Better pay is an influential component. With the new contract, veteran teachers can earn up to $59,330 a year. New teachers start out with $30,720 annual salaries.
While money isn't everything, it does have some reflection in American society.
"Money seems to give us a measure of people," Husted says. "We may not like it, but that's a social reality in America. Money talks, that somehow if I am paid $100,000 a year, I'm a whole lot more important than if I got paid $30,000."
In the mid-20th century, women became teachers because few other jobs were available to them and because of the expectation that they would work for only a few years before marriage and motherhood.
"What happened then was that the best and the brightest of women ended up in teaching," Hitz says. "The profession also was skewed toward women because the pay levels and status in society didn't really attract men who at the time were principle breadwinners."
As women made inroads into professions previously dominated by men, teaching was left behind, Husted says. "There came this perception that you became a teacher because you couldn't do anything else."
True or not, the perception lingers, so much so, she says, that she often hears educators describe themselves as "just a teacher. There's this deep down feeling of being something less."
But a new generation of women, who still make up the majority of teachers, are disposing of the "pink-collar" tint of the job, Husted says.
"They are much more assertive, much more willing to ask 'why.' They are challenging the old guard. At the same time, they know they can leave. If they don't get the respect the profession deserves, they will. That's why retention is more of an issue."
Hitz sees this new attitude as a need to get teachers more involved in "actual governance of the schools. What we're really talking about is professionalizing teaching so that a teacher's relationship to a school is more like a physician's to a hospital."
Continual professional development, such as sabbatical leaves, would also revitalize teachers.
"Teachers have to keep up with their field," Husted says. Like doctors, they need time to examine new methods and materials. And unlike doctors or lawyers, Hawaii public school teachers face testing and relicensing every five years.

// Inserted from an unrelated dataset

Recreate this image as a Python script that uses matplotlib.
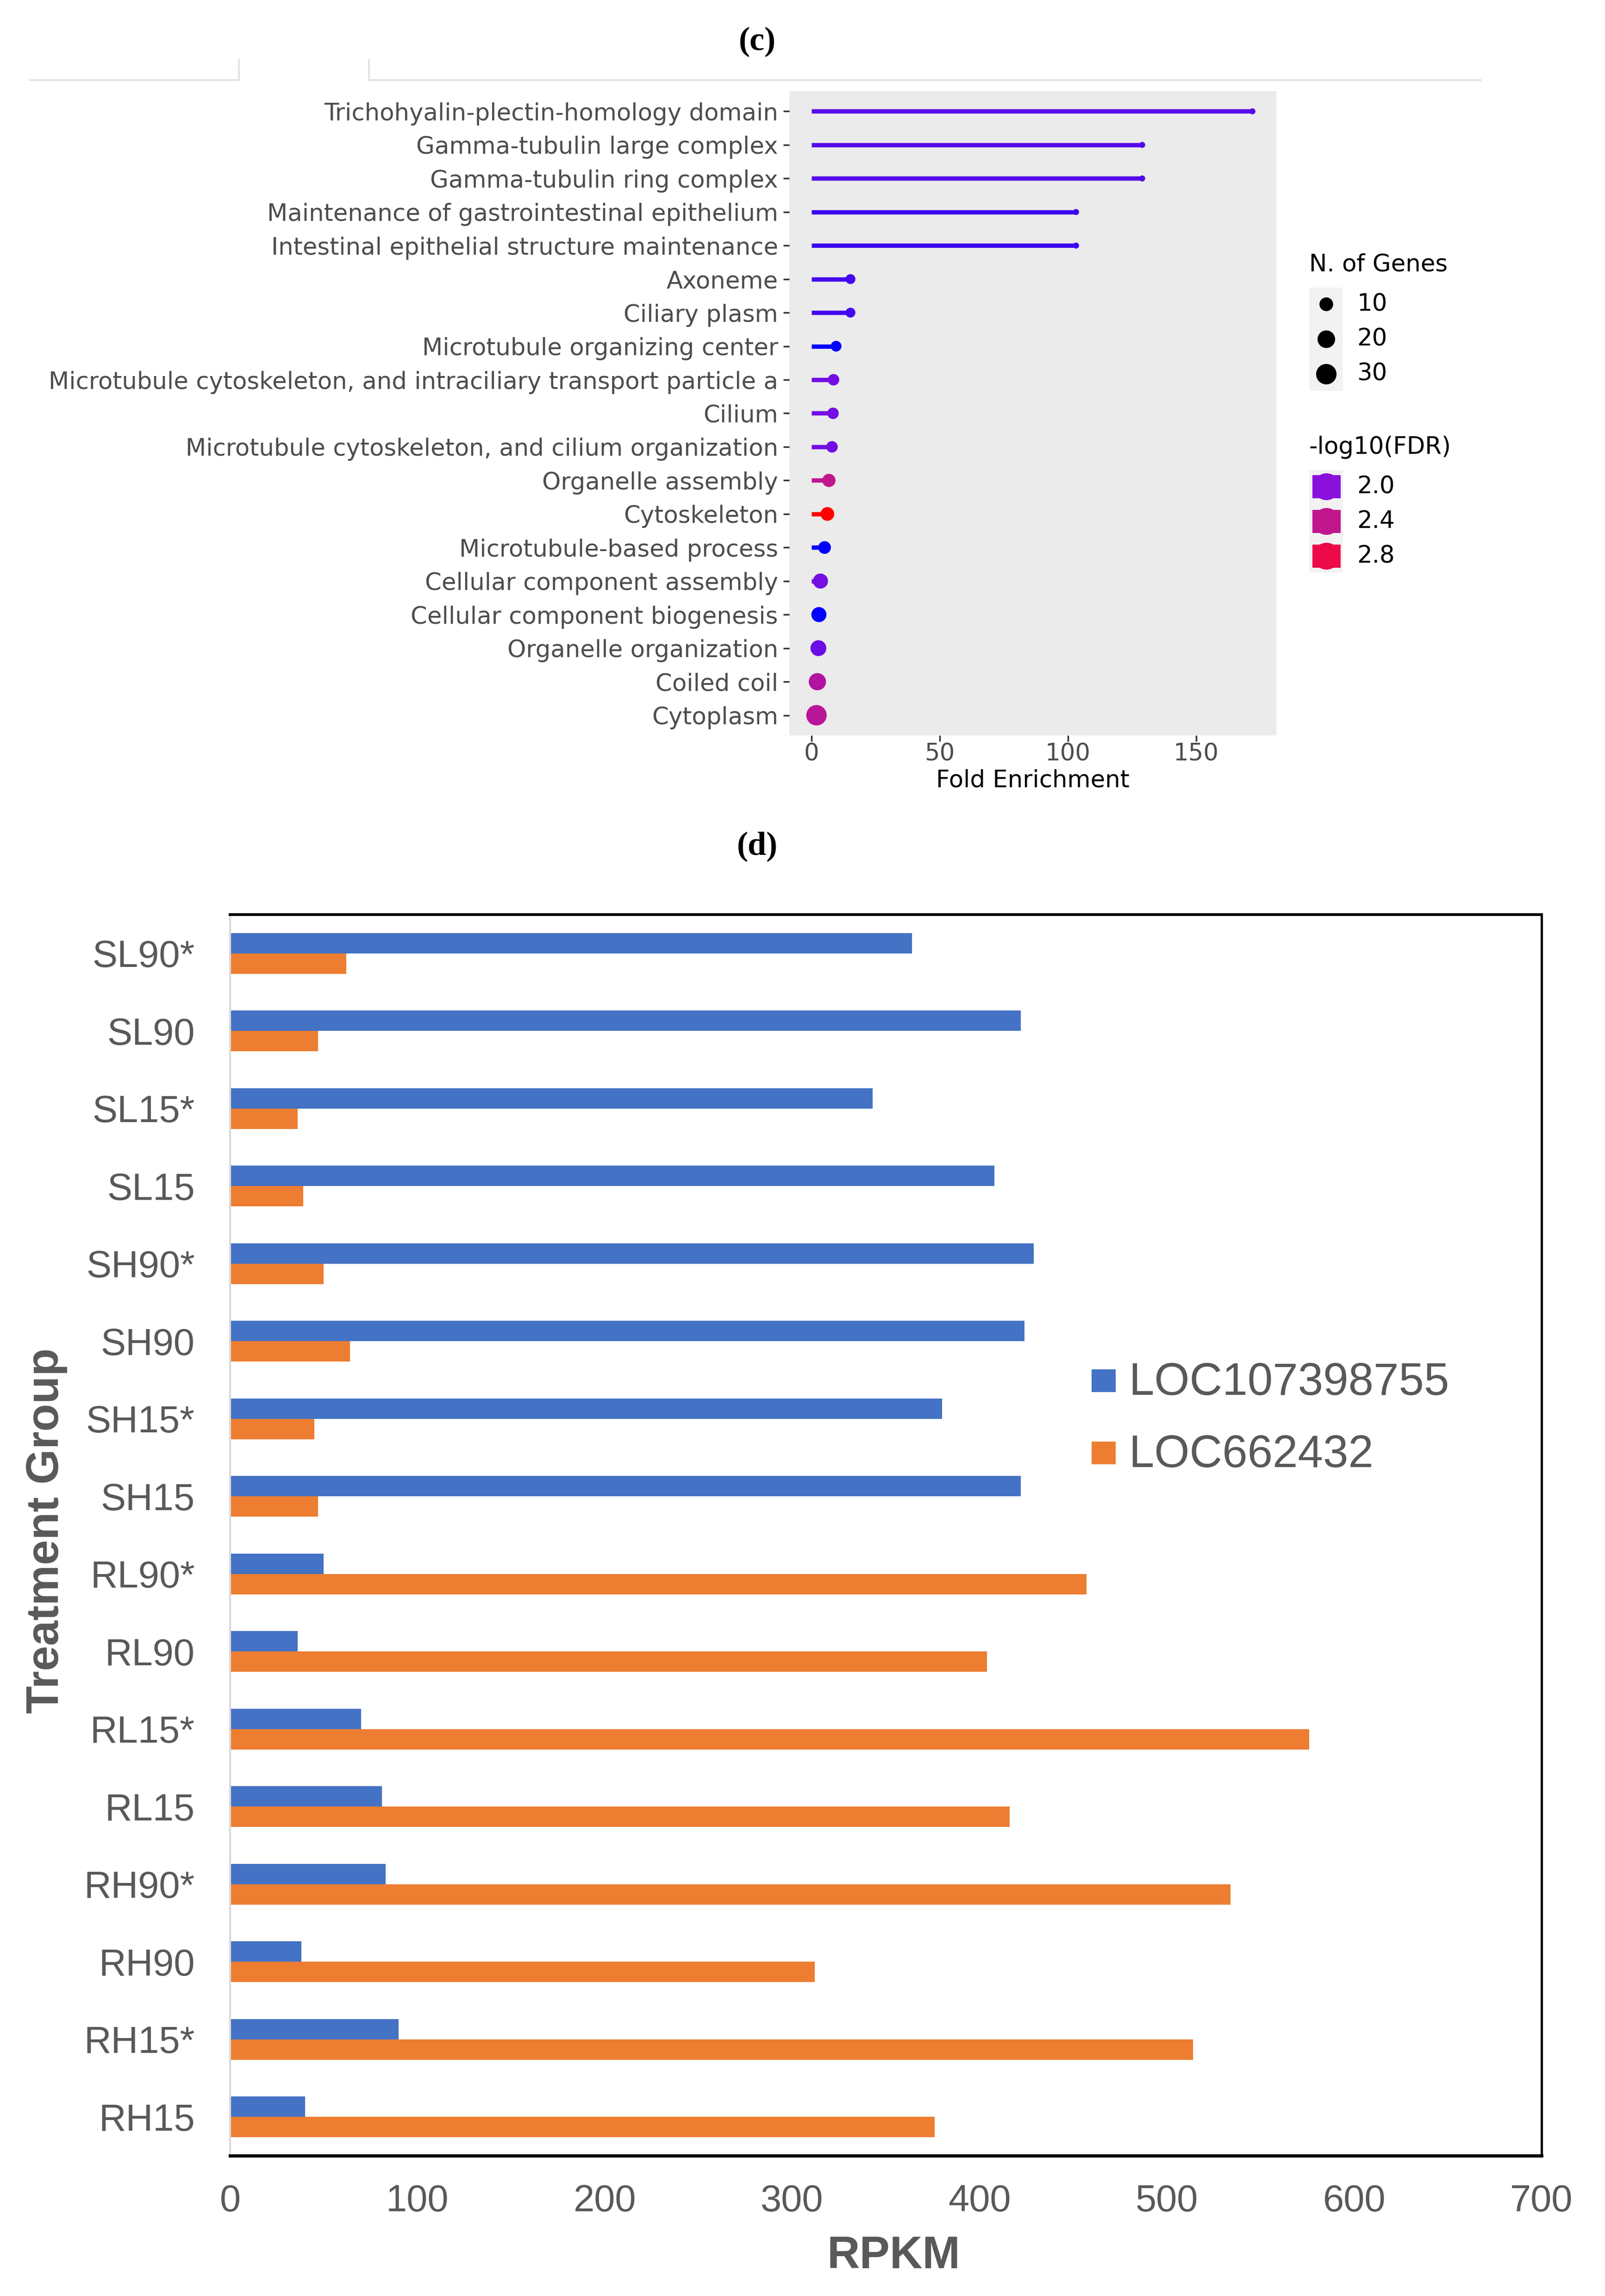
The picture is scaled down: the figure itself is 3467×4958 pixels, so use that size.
import numpy as np
import matplotlib
matplotlib.use("Agg")
import matplotlib.pyplot as plt
from matplotlib.colors import LinearSegmentedColormap, Normalize
from matplotlib.patches import Rectangle, Circle

W, H = 3467, 4958

# ---- panel (c): GO enrichment lollipop, top to bottom ----
terms = ["Trichohyalin-plectin-homology domain", "Gamma-tubulin large complex",
         "Gamma-tubulin ring complex", "Maintenance of gastrointestinal epithelium",
         "Intestinal epithelial structure maintenance", "Axoneme", "Ciliary plasm",
         "Microtubule organizing center",
         "Microtubule cytoskeleton, and intraciliary transport particle a",
         "Cilium", "Microtubule cytoskeleton, and cilium organization",
         "Organelle assembly", "Cytoskeleton", "Microtubule-based process",
         "Cellular component assembly", "Cellular component biogenesis",
         "Organelle organization", "Coiled coil", "Cytoplasm"]
fold = [172, 129, 129, 103.2, 103.2, 15.2, 15.2, 9.6, 8.6, 8.4, 8.0,
        6.8, 6.2, 5.1, 3.5, 2.9, 2.7, 2.3, 1.95]
n_genes = [2, 2, 2, 2, 2, 4, 4, 5, 6, 6, 6, 9, 10, 8, 13, 13, 15, 19, 30]
log_fdr = [1.87, 1.87, 1.87, 1.80, 1.80, 1.82, 1.82, 1.65, 1.94, 1.94, 1.94,
           2.40, 3.10, 1.65, 1.95, 1.65, 1.92, 2.30, 2.35]
size_breaks = [10, 20, 30]
fdr_breaks = [2.0, 2.4, 2.8]

# ---- panel (d): RPKM bars, top to bottom ----
groups = ["SL90*", "SL90", "SL15*", "SL15", "SH90*", "SH90", "SH15*", "SH15",
          "RL90*", "RL90", "RL15*", "RL15", "RH90*", "RH90", "RH15*", "RH15"]
loc1 = [364, 422, 343, 408, 429, 424, 380, 422, 50, 36, 70, 81, 83, 38, 90, 40]
loc2 = [62, 47, 36, 39, 50, 64, 45, 47, 457, 404, 576, 416, 534, 312, 514, 376]
series_names = ["LOC107398755", "LOC662432"]


def rect(l, t, r, b):
    return [l / W, 1 - b / H, (r - l) / W, (b - t) / H]


def radius(n):
    return 6.5 + 16.4 * np.sqrt((np.asarray(n) - 2) / 31.0)


cmap = LinearSegmentedColormap.from_list(
    "fdr", [(0, "#0000ff"), (0.24, "#8a10dc"), (0.517, "#c0168e"),
            (0.793, "#ee0a4a"), (1, "#ff0000")])
norm = Normalize(1.65, 3.1)

fig = plt.figure(figsize=(W / 100, H / 100), dpi=100)

# overlay in pixel coordinates for titles and legends (drawn on top)
ov = fig.add_axes([0, 0, 1, 1])
ov.set_xlim(0, W)
ov.set_ylim(H, 0)
ov.axis("off")
ov.set_zorder(10)

# light lines at the top (screenshot edge)
lc = "#e3e3e3"
ov.plot([63, 516, 516], [173, 173, 128], color=lc, lw=3, solid_capstyle="butt")
ov.plot([797, 797, 3200], [128, 173, 173], color=lc, lw=3, solid_capstyle="butt")

ov.text(1636, 90, "(c)", family="Liberation Serif", weight="bold", fontsize=52,
        ha="center", va="center")
ov.text(1636, 1828, "(d)", family="Liberation Serif", weight="bold", fontsize=52,
        ha="center", va="center")

# ---- panel (c) ----
axc = fig.add_axes(rect(1705, 197, 2757, 1588))
axc.set_facecolor("#ebebeb")
ypos = np.arange(len(terms))
cols = cmap(norm(np.array(log_fdr)))
axc.hlines(ypos, 0, fold, colors=cols, linewidth=6.8)
axc.scatter(fold, ypos, s=(2 * radius(n_genes) * 0.72) ** 2, c=cols,
            edgecolors="none", zorder=3)
axc.set_xlim(-8.65, 181.3)
axc.set_ylim(len(terms) - 0.4, -0.6)
axc.set_yticks(ypos)
axc.set_yticklabels(terms)
axc.set_xticks([0, 50, 100, 150])
for s in axc.spines.values():
    s.set_visible(False)
axc.tick_params(axis="both", length=9.5, width=2.5, color="#333333",
                labelcolor="#4d4d4d", labelsize=37)
axc.tick_params(axis="y", pad=8)
axc.tick_params(axis="x", pad=2)
for t in axc.get_xticklabels() + axc.get_yticklabels():
    t.set_family("DejaVu Sans")
ov.text(2231, 1700, "Fold Enrichment", fontsize=37, family="DejaVu Sans",
        ha="center", va="baseline")

# size legend
ov.text(2828, 571, "N. of Genes", fontsize=37, family="DejaVu Sans",
        ha="left", va="center")
ov.add_patch(Rectangle((2828, 621), 73, 223, color="#f2f2f2", lw=0))
for i, n in enumerate(size_breaks):
    y = 657 + 75.5 * i
    ov.add_patch(Circle((2865, y), radius(n), color="black", lw=0))
    ov.text(2931, y, str(n), fontsize=37, family="DejaVu Sans", ha="left",
            va="center")

# colour legend
ov.text(2828, 966, "-log10(FDR)", fontsize=37, family="DejaVu Sans",
        ha="left", va="center")
ov.add_patch(Rectangle((2828, 1015), 73, 221, color="#f2f2f2", lw=0))
for i, v in enumerate(fdr_breaks):
    y = 1051 + 75 * i
    c = cmap(norm(v))
    ov.add_patch(Rectangle((2835, y - 25), 61, 50, color=c, lw=0))
    ov.add_patch(Circle((2865.5, y), 29, color=c, lw=0))
    ov.text(2931, y, f"{v:.1f}", fontsize=37, family="DejaVu Sans", ha="left",
            va="center")

# ---- panel (d) ----
axd = fig.add_axes(rect(497, 1975, 3330, 4655))
pos = np.arange(len(groups))[::-1]
bh = 0.263
axd.barh(pos + bh / 2, loc1, height=bh, color="#4472c4", label=series_names[0])
axd.barh(pos - bh / 2, loc2, height=bh, color="#ed7d31", label=series_names[1])
axd.set_xlim(0, 700)
axd.set_ylim(-0.5, len(groups) - 0.5)
axd.set_yticks(pos)
axd.set_yticklabels(groups)
axd.set_xticks(np.arange(0, 701, 100))
axd.tick_params(axis="both", length=0, labelcolor="#595959", labelsize=58.5)
axd.tick_params(axis="y", pad=55)
axd.tick_params(axis="x", pad=44)
for t in axd.get_xticklabels() + axd.get_yticklabels():
    t.set_family("Liberation Sans")
axd.spines["left"].set_color("#d9d9d9")
axd.spines["left"].set_linewidth(3)
axd.spines["top"].set_linewidth(4.3)
axd.spines["bottom"].set_linewidth(5)
axd.spines["right"].set_linewidth(3.6)

ov.text(1930, 4898, "RPKM", fontsize=70.5, weight="bold", color="#595959",
        family="Liberation Sans", ha="center", va="baseline")
ov.text(101, 3305, "Treatment Group", fontsize=70.5, weight="bold",
        color="#595959", family="Liberation Sans", rotation=90,
        ha="center", va="center")

# bar legend
for i, (name, c) in enumerate(zip(series_names, ["#4472c4", "#ed7d31"])):
    base = 3012 + 156 * i
    ov.add_patch(Rectangle((2358, base - 55), 52, 49, color=c, lw=0))
    ov.text(2439, base, name, fontsize=70.5, color="#595959",
            family="Liberation Sans", ha="left", va="baseline")

fig.savefig("out.png", dpi=100)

Although politicians give lip service to education during election campaigns, educators say when it comes to money, public schools grades K-12 don't get a large enough share.
In that sense, "Education overall has never been a high priority in this country," Hitz says. "But at some point, we're going to have to commit, to decide that education is important enough."
"What is happening in the classroom today will have more of an impact on the country than all these security measures we're doing now" in the aftermath of the terrorists attack, he says.
"The only way to stop this shortage is to create teaching as a real true profession."